Visa protest rally: My life has been put on hold, husband says
Around 50 people have been protesting in central Auckland against delays in visa processing which they say have kept them estranged from family.
Immigration New Zealand (INZ) has almost 8500 partnership temporary visa applications in its system - almost 3000 of which are from Indian nationals.
Some protesters travelled from Wellington and Christchurch to highlight the delays they said were forcing families apart unjustly.
Harjeet Singh Brar, who was at today's protest, moved to New Zealand to study in 201. He was later granted residency.
Last November he returned to India for his wedding and later applied for a temporary partnership visa for his wife.
Mr Brar said he was told it would take two months to receive the outcome of that application.
"So when I call them after two months I said, 'Look, you said two months and now it's more than two months.' They said, 'We have heaps of files, that's why.' Now it's three months and I said, 'Okay, I'll wait for another month'.
"After four months, five months, six months, still I am getting the same answer."
Mr Brar said there was a growing feeling of frustration in his family and he did not know what to do.
After his wedding in November, Mr Brar and his wife made many plans for the year ahead.
"I had a plan to go and watch the Cricket World Cup in London with my wife.
"My plans, my first year of wedding and it was my wife's birthday last month, 15 July, and she was crying [to me] on the phone."

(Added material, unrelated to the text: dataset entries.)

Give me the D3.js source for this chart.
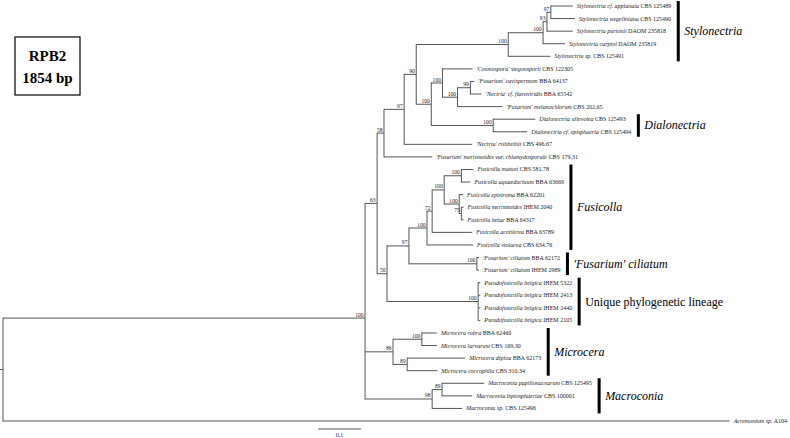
<!DOCTYPE html>
<html><head><meta charset="utf-8">
<script src="https://cdn.jsdelivr.net/npm/d3@7"></script>
<style>body{margin:0;background:#fff}svg{display:block}</style>
</head><body>
<svg id="c" width="790" height="438"></svg>
<script>
// ---------- DATA ----------
const taxa = [
 "Stylonectria cf. applanata","Stylonectria wegeliniana","Stylonectria purtonii","Stylonectria carpini","Stylonectria sp.",
 "'Cosmospora' stegonsporii","'Fusarium' cavispermum","'Nectria' cf. flavoviridis","'Fusarium' melanochlorum",
 "Dialonectria ullevolea","Dialonectria cf. episphaeria","'Nectria' rishbethii","'Fusarium' merismoides var. chlamydosporale",
 "Fusicolla matuoi","Fusicolla aquaeductuum","Fusicolla epistroma","Fusicolla merismoides","Fusicolla betae",
 "Fusicolla acetilerea","Fusicolla violacea","'Fusarium' ciliatum","'Fusarium' ciliatum",
 "Pseudofusicolla belgica","Pseudofusicolla belgica","Pseudofusicolla belgica","Pseudofusicolla belgica",
 "Microcera rubra","Microcera larvarum","Microcera diploa","Microcera coccophila",
 "Macroconia papilionacearum","Macroconia leptosphaeriae","Macroconia sp.","Acremonium sp."
];
const strains = [
 "CBS 125489","CBS 125490","DAOM 235818","DAOM 235819","CBS 125491",
 "CBS 122305","BBA 64137","BBA 65542","CBS 202.65",
 "CBS 125493","CBS 125494","CBS 496.67","CBS 179.31",
 "CBS 581.78","BBA 63669","BBA 62201","IHEM 2040","BBA 64317",
 "BBA 63789","CBS 634.76","BBA 62172","IHEM 2989",
 "IHEM 5322","IHEM 2413","IHEM 2440","IHEM 2105",
 "BBA 62460","CBS 169.30","BBA 62173","CBS 310.34",
 "CBS 125495","CBS 100001","CBS 125496","A104"
];
// Topology, branch lengths (subst./site) and bootstrap support; leaves are indices into taxa
const newick = "(" +
 "(" +
  "(" +
   "(" +
    "(" +
     "(" +
       "((((0:0.051,1:0.056)97:0.009,2:0.060)93:0.009,3:0.051)100:0.081,4:0.098)100:0.214," +
       "((5:0.070,((6:0.009,7:0.026)99:0.030,8:0.105)100:0.035)100:0.026,(9:0.098,10:0.079)100:0.144)100:0.035" +
     ")90:0.028," +
     "11:0.158" +
    ")97:0.047," +
    "12:0.112" +
   ")58:0.016," +
   "(" +
    "(" +
     "((((13:0.028,14:0.021)100:0.040,(15:0.009,(16:0.005,17:0.005)75:0.005)100:0.035)100:0.028,18:0.093)72:0.012,19:0.107)100:0.042," +
     "(20:0.005,21:0.005)100:0.158" +
    ")97:0.051," +
    "(22:0.005,23:0.005,24:0.005,25:0.005)100:0.212" +
   ")50:0.023" +
  ")63:0.028," +
  "((26:0.035,27:0.035)100:0.067,(28:0.135,29:0.070)89:0.033)86:0.065," +
  "((30:0.098,31:0.070)89:0.023,32:0.070)98:0.156" +
 ")100:0.842," +
 "33:1.690" +
"):0.007;";
const cladeNames  = ["Stylonectria","Dialonectria","Fusicolla","'Fusarium' ciliatum","Unique phylogenetic lineage","Microcera","Macroconia"];
const cladeFirst  = [0, 9, 13, 20, 22, 26, 30];
const cladeLast   = [4, 10, 19, 21, 25, 29, 32];
const cladeItalic = [true, true, true, true, false, true, true];
const scaleBarValue = 0.1, scaleBarLabel = "0,1";
const titleLines = ["RPB2", "1854 bp"];

// ---------- PARSE ----------
function parseNewick(str){
  const s = str.replace(/\s+/g,"");
  let i = 0;
  function node(){
    const n = {children: []};
    if (s[i] === "("){
      i++;
      n.children.push(node());
      while (s[i] === ","){ i++; n.children.push(node()); }
      i++;
    }
    let name = "";
    while (i < s.length && !":,);".includes(s[i])) name += s[i++];
    n.name = name;
    n.length = 0;
    if (s[i] === ":"){
      i++; let l = "";
      while (i < s.length && !",);".includes(s[i])) l += s[i++];
      n.length = +l;
    }
    return n;
  }
  return node();
}

const svg = d3.select("#c");
const FONT = "'Liberation Serif','Times New Roman',serif";
const LINE = "#555";

const root = d3.hierarchy(parseNewick(newick), d => d.children.length ? d.children : null);
root.eachBefore(d => { d.dist = (d.parent ? d.parent.dist : 0) + d.data.length; });

const x = d3.scaleLinear().domain([0, 1]).range([0, 430]);
const y = d3.scalePoint().domain(d3.range(taxa.length)).range([6, 421]);

root.eachAfter(d => {
  if (!d.children) { d.idx = +d.data.name; d.y = y(d.idx); }
  else d.y = d3.mean(d.children, c => c.y);
});

const g = svg.append("g");
// root stem
g.append("line").attr("x1", x(0)).attr("x2", x(root.dist)).attr("y1", root.y).attr("y2", root.y)
  .attr("stroke", LINE).attr("stroke-width", 1);
// horizontal branches
g.selectAll("line.h").data(root.descendants().filter(d => d.parent)).join("line")
  .attr("class","h")
  .attr("x1", d => x(d.parent.dist)).attr("x2", d => x(d.dist))
  .attr("y1", d => d.y).attr("y2", d => d.y)
  .attr("stroke", LINE).attr("stroke-width", 1);
// vertical connectors
g.selectAll("line.v").data(root.descendants().filter(d => d.children)).join("line")
  .attr("class","v")
  .attr("x1", d => x(d.dist)).attr("x2", d => x(d.dist))
  .attr("y1", d => d3.min(d.children, c => c.y) - 0.5).attr("y2", d => d3.max(d.children, c => c.y) + 0.5)
  .attr("stroke", LINE).attr("stroke-width", 1);

// support values
g.selectAll("text.bs").data(root.descendants().filter(d => d.children && d.data.name)).join("text")
  .attr("class","bs")
  .attr("x", d => x(d.dist) - 1.5).attr("y", d => d.y - 1.5)
  .attr("text-anchor","end")
  .attr("font-family", FONT).attr("font-size", 5.6).attr("fill", "#222")
  .text(d => d.data.name);

// leaf labels
const leaves = root.leaves();
const lab = g.selectAll("text.leaf").data(leaves).join("text")
  .attr("class","leaf")
  .attr("x", d => x(d.dist) + 4).attr("y", d => d.y + 2)
  .attr("font-family", FONT).attr("font-size", 6).attr("fill", "#222");
lab.append("tspan").attr("font-style","italic").text(d => taxa[d.idx]);
lab.append("tspan").text(d => " " + strains[d.idx]);

const labelEnd = {};
lab.each(function(d){ labelEnd[d.idx] = x(d.dist) + 4 + this.getComputedTextLength(); });

// clade bars
cladeNames.forEach((name, k) => {
  const ids = d3.range(cladeFirst[k], cladeLast[k] + 1);
  const bx = d3.max(ids, i => labelEnd[i]) + 7;
  const y0 = y(cladeFirst[k]) - 5, y1 = y(cladeLast[k]) + 5;
  svg.append("line").attr("x1", bx).attr("x2", bx).attr("y1", y0).attr("y2", y1)
    .attr("stroke", "#000").attr("stroke-width", 3);
  svg.append("text").attr("x", bx + 6).attr("y", (y0 + y1) / 2 + 4)
    .attr("font-family", FONT).attr("font-size", 12)
    .attr("font-style", cladeItalic[k] ? "italic" : "normal").attr("fill", "#000")
    .text(name);
});

// scale bar
const sbX = 318, sbY = 429;
svg.append("line").attr("x1", sbX).attr("x2", sbX + x(scaleBarValue) - x(0)).attr("y1", sbY).attr("y2", sbY)
  .attr("stroke", LINE).attr("stroke-width", 1);
svg.append("text").attr("x", sbX + (x(scaleBarValue) - x(0)) / 2).attr("y", 437)
  .attr("text-anchor","middle").attr("font-family", FONT).attr("font-size", 6).attr("fill","#222")
  .text(scaleBarLabel);

// title box
svg.append("rect").attr("x", 15).attr("y", 37).attr("width", 65).attr("height", 58)
  .attr("fill", "none").attr("stroke", "#000").attr("stroke-width", 1.2);
svg.selectAll("text.title").data(titleLines).join("text").attr("class","title")
  .attr("x", 47.5).attr("y", (d, i) => 61 + i * 22)
  .attr("text-anchor","middle").attr("font-family", FONT).attr("font-weight","bold").attr("font-size", 15)
  .text(d => d);
</script>
</body></html>
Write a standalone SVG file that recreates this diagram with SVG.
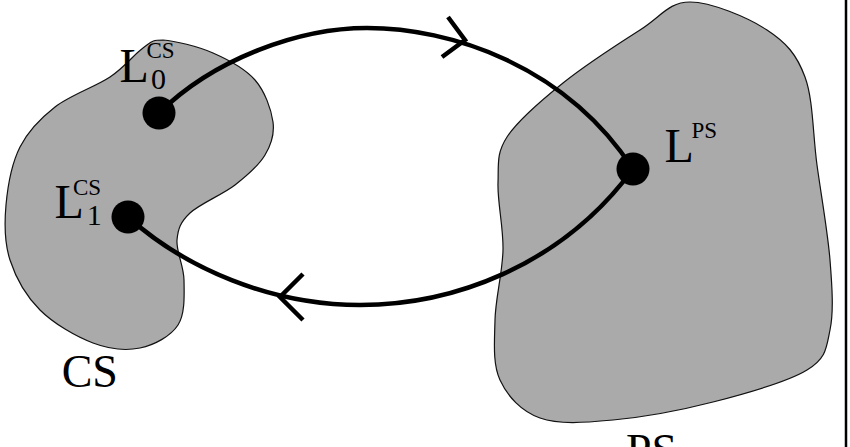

He said his life had been put on hold.
"I'm just wasting money. I need to send money to my wife because she is not doing a job and even if I am sending money, she's not happy because she doesn't need money, she needs me."
Mr Brar and other protesters were calling on Immigration New Zealand to give them answers.
INZ acknowledges Mumbai backlog
INZ assistant general manager Peter Elms said there was a backlog in dealing with partnership visas at the moment, particularly for those applicants who are from India.
This was due to the fact the Mumbai office was dealing with a significant boost in not only partnership visa applications, but student applications.
India was also the largest growing source of visitors.
Nine out of ten partnership visas were usually approved, Mr Elms said.
"I can understand some of the frustrations from applicants in the Indian market where there is a little bit of a delay.
"We're doing our level-best to bring those volumes down and I think the staff are doing a great job in Mumbai."
He said he had sympathy for those waiting but said INZ could not rush processing applications.
At the start of next month, all new partnership visa applications will be processed in the new hub in Hamilton, which Mr Elms said would help clear the backlog.